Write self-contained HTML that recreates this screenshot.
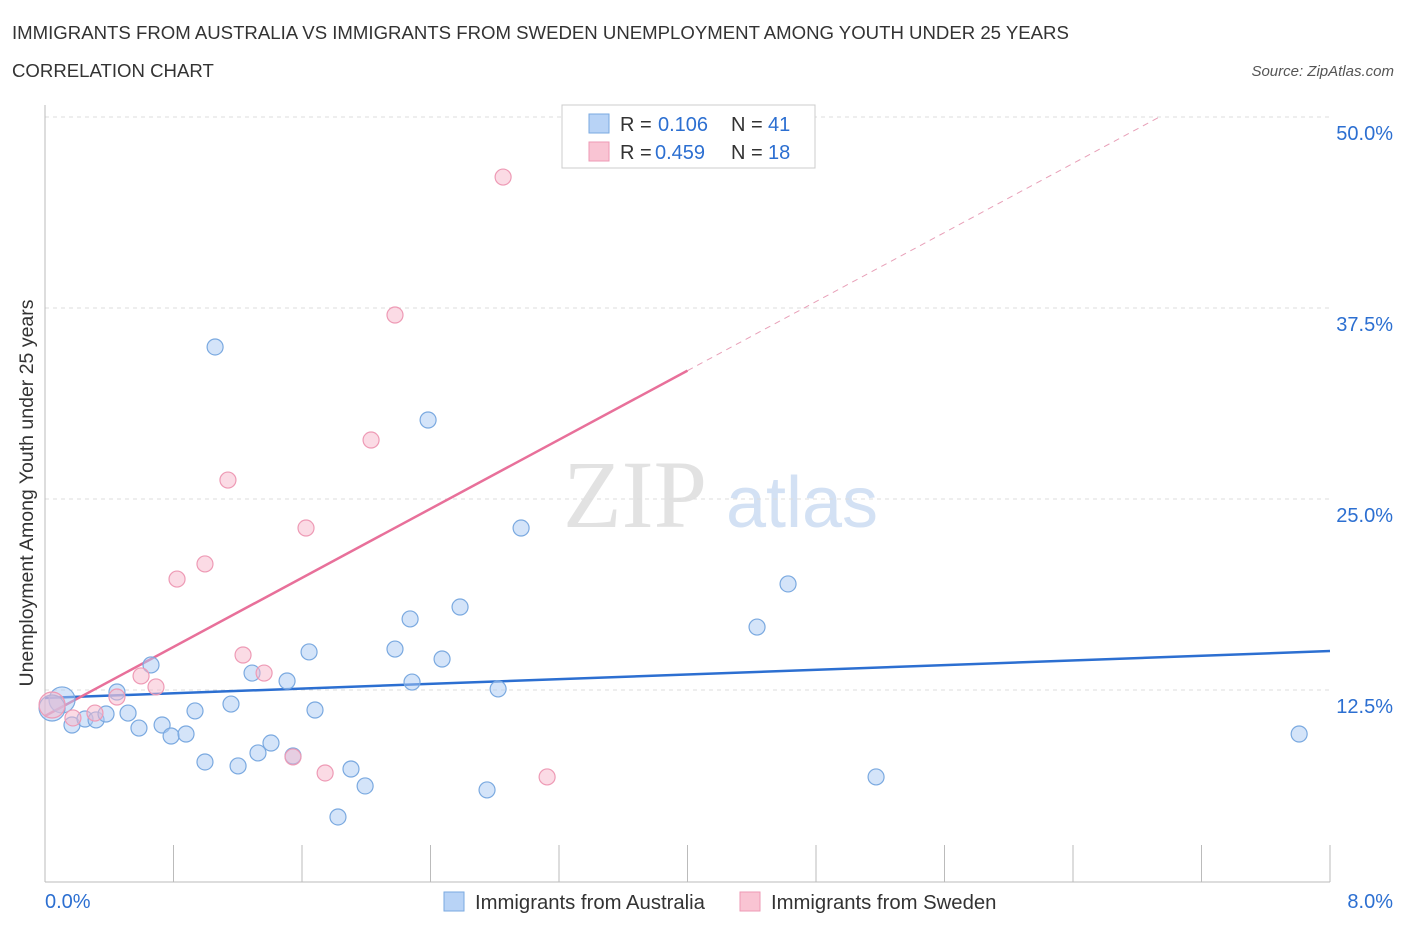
<!DOCTYPE html>
<html><head><meta charset="utf-8"><style>
body{margin:0;background:#fff;font-family:"Liberation Sans",sans-serif;}
svg{display:block}
</style></head><body>
<svg id="chart" width="1406" height="930">
<text x="12" y="39" font-size="18.6" fill="#333">IMMIGRANTS FROM AUSTRALIA VS IMMIGRANTS FROM SWEDEN UNEMPLOYMENT AMONG YOUTH UNDER 25 YEARS</text>
<text x="12" y="77" font-size="18.6" fill="#333">CORRELATION CHART</text>
<text x="1394" y="76" font-size="15" font-style="italic" fill="#555" text-anchor="end">Source: ZipAtlas.com</text>
<text x="33" y="493" font-size="19.5" fill="#333" text-anchor="middle" transform="rotate(-90 33 493)">Unemployment Among Youth under 25 years</text>
<text x="635" y="527" font-size="96" font-family="Liberation Serif,serif" fill="#e2e2e2" text-anchor="middle">ZIP</text>
<text x="802" y="527" font-size="72" fill="#d3e1f4" text-anchor="middle">atlas</text>
<g id="grid"></g><g id="axes"></g><g id="lines"></g><g id="pts"></g>
<g>
<rect x="562" y="105" width="253" height="63" fill="#fff" stroke="#ccc"/>
<rect x="589" y="114" width="20" height="19" fill="#b8d3f6" stroke="#7aa9e0"/>
<text x="620" y="131" font-size="20" fill="#333">R =</text>
<text x="658" y="131" font-size="20" fill="#2c6fd1">0.106</text>
<text x="731" y="131" font-size="20" fill="#333">N =</text>
<text x="768" y="131" font-size="20" fill="#2c6fd1">41</text>
<rect x="589" y="142" width="20" height="19" fill="#f9c4d3" stroke="#ee9ab5"/>
<text x="620" y="159" font-size="20" fill="#333">R =</text>
<text x="655" y="159" font-size="20" fill="#2c6fd1">0.459</text>
<text x="731" y="159" font-size="20" fill="#333">N =</text>
<text x="768" y="159" font-size="20" fill="#2c6fd1">18</text>
</g>
<g>
<rect x="444" y="892" width="20" height="19" fill="#b8d3f6" stroke="#7aa9e0"/>
<text x="475" y="909" font-size="20.3" fill="#333">Immigrants from Australia</text>
<rect x="740" y="892" width="20" height="19" fill="#f9c4d3" stroke="#ee9ab5"/>
<text x="771" y="909" font-size="20.3" fill="#333">Immigrants from Sweden</text>
</g>
<text x="45" y="908" font-size="20" fill="#2c6fd1">0.0%</text>
<text x="1393" y="908" font-size="20" fill="#2c6fd1" text-anchor="end">8.0%</text>
</svg>
<script>
const yTicks=[12.5,25,37.5,50];
const yTickLabels=["12.5%","25.0%","37.5%","50.0%"];
const ausX=[0.106,0.044,0.168,0.249,0.318,0.448,0.380,0.517,0.585,0.660,0.729,0.785,0.878,0.934,0.996,1.059,1.158,1.202,1.289,1.326,1.407,1.507,1.544,1.644,1.681,1.824,1.905,1.993,2.179,2.273,2.285,2.385,2.472,2.584,2.752,2.821,2.964,4.433,4.626,5.174,7.808];
const ausY=[11.85,11.32,10.21,10.60,10.54,12.37,10.93,10.99,10.01,14.14,10.21,9.49,9.62,11.13,7.79,34.95,11.58,7.53,13.61,8.38,9.03,13.09,8.18,14.99,11.19,4.19,7.33,6.22,15.18,17.15,13.02,30.17,14.53,17.93,5.96,12.57,23.10,16.62,19.44,6.81,9.62];
const sweX=[0.044,0.174,0.311,0.448,0.598,0.691,0.822,0.996,1.139,1.233,1.364,1.544,1.625,1.744,2.030,2.179,2.852,3.126];
const sweY=[11.52,10.67,10.99,12.04,13.42,12.70,19.76,20.75,26.24,14.79,13.61,8.12,23.10,7.07,28.86,37.04,46.07,6.81];
const ausTrend=[11.98,15.05];
const sweTrend=[10.8,56.0];
const NS="http://www.w3.org/2000/svg";
const X=v=>45+v*160.625, Y=v=>881-v*15.28;
function mk(t,a,p){const e=document.createElementNS(NS,t);for(const k in a)e.setAttribute(k,a[k]);document.getElementById(p).appendChild(e);return e;}
yTicks.forEach((t,i)=>{
 const g=mk('line',{x1:45,x2:1330,y1:Y(t),y2:Y(t),stroke:'#ddd','stroke-dasharray':'4,4'},'grid');
 
 
 const l=mk('text',{x:1393,y:Y(t)+23,'font-size':20,fill:'#2c6fd1','text-anchor':'end'},'axes');
 l.textContent=yTickLabels[i];
 
 
});
const ya=mk('line',{x1:45,x2:45,y1:105,y2:882,stroke:'#bbb'},'axes');


const xa=mk('line',{x1:45,x2:1330,y1:882,y2:882,stroke:'#bbb'},'axes');


for(let i=0;i<=10;i++){const t=mk('line',{x1:X(i*0.8),x2:X(i*0.8),y1:845,y2:882,stroke:'#bbb'},'axes');
 
 }
const bl=mk('line',{x1:X(0),y1:Y(ausTrend[0]),x2:X(8),y2:Y(ausTrend[1]),stroke:'#2c6fd1','stroke-width':2.5},'lines');


const sl=(sweTrend[1]-sweTrend[0])/8;
const ps=mk('line',{x1:X(0),y1:Y(sweTrend[0]),x2:X(4),y2:Y(sweTrend[0]+sl*4),stroke:'#e8709a','stroke-width':2.5},'lines');


const xe=(50-sweTrend[0])/sl;
const pd=mk('line',{x1:X(4),y1:Y(sweTrend[0]+sl*4),x2:X(xe),y2:Y(50),stroke:'#e8a0b8','stroke-width':1,'stroke-dasharray':'6,5'},'lines');


ausX.forEach((x,i)=>{const c=mk('circle',{cx:X(x),cy:Y(ausY[i]),r:i<2?13:8,fill:'rgba(170,202,243,0.5)',stroke:'#7aa9e0','stroke-width':1.2},'pts');
 
 });
sweX.forEach((x,i)=>{const c=mk('circle',{cx:X(x),cy:Y(sweY[i]),r:i<1?13:8,fill:'rgba(248,184,204,0.5)',stroke:'#ee9ab5','stroke-width':1.2},'pts');
 
 });
</script>
</body></html>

::::::::::

▶ Given instruction: Write the full listing out again with every line unchanged, but include no pictures.

▶ Written reply:
Write self-contained HTML that recreates this screenshot.
<!DOCTYPE html>
<html><head><meta charset="utf-8"><style>
body{margin:0;background:#fff;font-family:"Liberation Sans",sans-serif;}
svg{display:block}
</style></head><body>
<svg id="chart" width="1406" height="930">
<text x="12" y="39" font-size="18.6" fill="#333">IMMIGRANTS FROM AUSTRALIA VS IMMIGRANTS FROM SWEDEN UNEMPLOYMENT AMONG YOUTH UNDER 25 YEARS</text>
<text x="12" y="77" font-size="18.6" fill="#333">CORRELATION CHART</text>
<text x="1394" y="76" font-size="15" font-style="italic" fill="#555" text-anchor="end">Source: ZipAtlas.com</text>
<text x="33" y="493" font-size="19.5" fill="#333" text-anchor="middle" transform="rotate(-90 33 493)">Unemployment Among Youth under 25 years</text>
<text x="635" y="527" font-size="96" font-family="Liberation Serif,serif" fill="#e2e2e2" text-anchor="middle">ZIP</text>
<text x="802" y="527" font-size="72" fill="#d3e1f4" text-anchor="middle">atlas</text>
<g id="grid"></g><g id="axes"></g><g id="lines"></g><g id="pts"></g>
<g>
<rect x="562" y="105" width="253" height="63" fill="#fff" stroke="#ccc"/>
<rect x="589" y="114" width="20" height="19" fill="#b8d3f6" stroke="#7aa9e0"/>
<text x="620" y="131" font-size="20" fill="#333">R =</text>
<text x="658" y="131" font-size="20" fill="#2c6fd1">0.106</text>
<text x="731" y="131" font-size="20" fill="#333">N =</text>
<text x="768" y="131" font-size="20" fill="#2c6fd1">41</text>
<rect x="589" y="142" width="20" height="19" fill="#f9c4d3" stroke="#ee9ab5"/>
<text x="620" y="159" font-size="20" fill="#333">R =</text>
<text x="655" y="159" font-size="20" fill="#2c6fd1">0.459</text>
<text x="731" y="159" font-size="20" fill="#333">N =</text>
<text x="768" y="159" font-size="20" fill="#2c6fd1">18</text>
</g>
<g>
<rect x="444" y="892" width="20" height="19" fill="#b8d3f6" stroke="#7aa9e0"/>
<text x="475" y="909" font-size="20.3" fill="#333">Immigrants from Australia</text>
<rect x="740" y="892" width="20" height="19" fill="#f9c4d3" stroke="#ee9ab5"/>
<text x="771" y="909" font-size="20.3" fill="#333">Immigrants from Sweden</text>
</g>
<text x="45" y="908" font-size="20" fill="#2c6fd1">0.0%</text>
<text x="1393" y="908" font-size="20" fill="#2c6fd1" text-anchor="end">8.0%</text>
</svg>
<script>
const yTicks=[12.5,25,37.5,50];
const yTickLabels=["12.5%","25.0%","37.5%","50.0%"];
const ausX=[0.106,0.044,0.168,0.249,0.318,0.448,0.380,0.517,0.585,0.660,0.729,0.785,0.878,0.934,0.996,1.059,1.158,1.202,1.289,1.326,1.407,1.507,1.544,1.644,1.681,1.824,1.905,1.993,2.179,2.273,2.285,2.385,2.472,2.584,2.752,2.821,2.964,4.433,4.626,5.174,7.808];
const ausY=[11.85,11.32,10.21,10.60,10.54,12.37,10.93,10.99,10.01,14.14,10.21,9.49,9.62,11.13,7.79,34.95,11.58,7.53,13.61,8.38,9.03,13.09,8.18,14.99,11.19,4.19,7.33,6.22,15.18,17.15,13.02,30.17,14.53,17.93,5.96,12.57,23.10,16.62,19.44,6.81,9.62];
const sweX=[0.044,0.174,0.311,0.448,0.598,0.691,0.822,0.996,1.139,1.233,1.364,1.544,1.625,1.744,2.030,2.179,2.852,3.126];
const sweY=[11.52,10.67,10.99,12.04,13.42,12.70,19.76,20.75,26.24,14.79,13.61,8.12,23.10,7.07,28.86,37.04,46.07,6.81];
const ausTrend=[11.98,15.05];
const sweTrend=[10.8,56.0];
const NS="http://www.w3.org/2000/svg";
const X=v=>45+v*160.625, Y=v=>881-v*15.28;
function mk(t,a,p){const e=document.createElementNS(NS,t);for(const k in a)e.setAttribute(k,a[k]);document.getElementById(p).appendChild(e);return e;}
yTicks.forEach((t,i)=>{
 const g=mk('line',{x1:45,x2:1330,y1:Y(t),y2:Y(t),stroke:'#ddd','stroke-dasharray':'4,4'},'grid');
 
 
 const l=mk('text',{x:1393,y:Y(t)+23,'font-size':20,fill:'#2c6fd1','text-anchor':'end'},'axes');
 l.textContent=yTickLabels[i];
 
 
});
const ya=mk('line',{x1:45,x2:45,y1:105,y2:882,stroke:'#bbb'},'axes');


const xa=mk('line',{x1:45,x2:1330,y1:882,y2:882,stroke:'#bbb'},'axes');


for(let i=0;i<=10;i++){const t=mk('line',{x1:X(i*0.8),x2:X(i*0.8),y1:845,y2:882,stroke:'#bbb'},'axes');
 
 }
const bl=mk('line',{x1:X(0),y1:Y(ausTrend[0]),x2:X(8),y2:Y(ausTrend[1]),stroke:'#2c6fd1','stroke-width':2.5},'lines');


const sl=(sweTrend[1]-sweTrend[0])/8;
const ps=mk('line',{x1:X(0),y1:Y(sweTrend[0]),x2:X(4),y2:Y(sweTrend[0]+sl*4),stroke:'#e8709a','stroke-width':2.5},'lines');


const xe=(50-sweTrend[0])/sl;
const pd=mk('line',{x1:X(4),y1:Y(sweTrend[0]+sl*4),x2:X(xe),y2:Y(50),stroke:'#e8a0b8','stroke-width':1,'stroke-dasharray':'6,5'},'lines');


ausX.forEach((x,i)=>{const c=mk('circle',{cx:X(x),cy:Y(ausY[i]),r:i<2?13:8,fill:'rgba(170,202,243,0.5)',stroke:'#7aa9e0','stroke-width':1.2},'pts');
 
 });
sweX.forEach((x,i)=>{const c=mk('circle',{cx:X(x),cy:Y(sweY[i]),r:i<1?13:8,fill:'rgba(248,184,204,0.5)',stroke:'#ee9ab5','stroke-width':1.2},'pts');
 
 });
</script>
</body></html>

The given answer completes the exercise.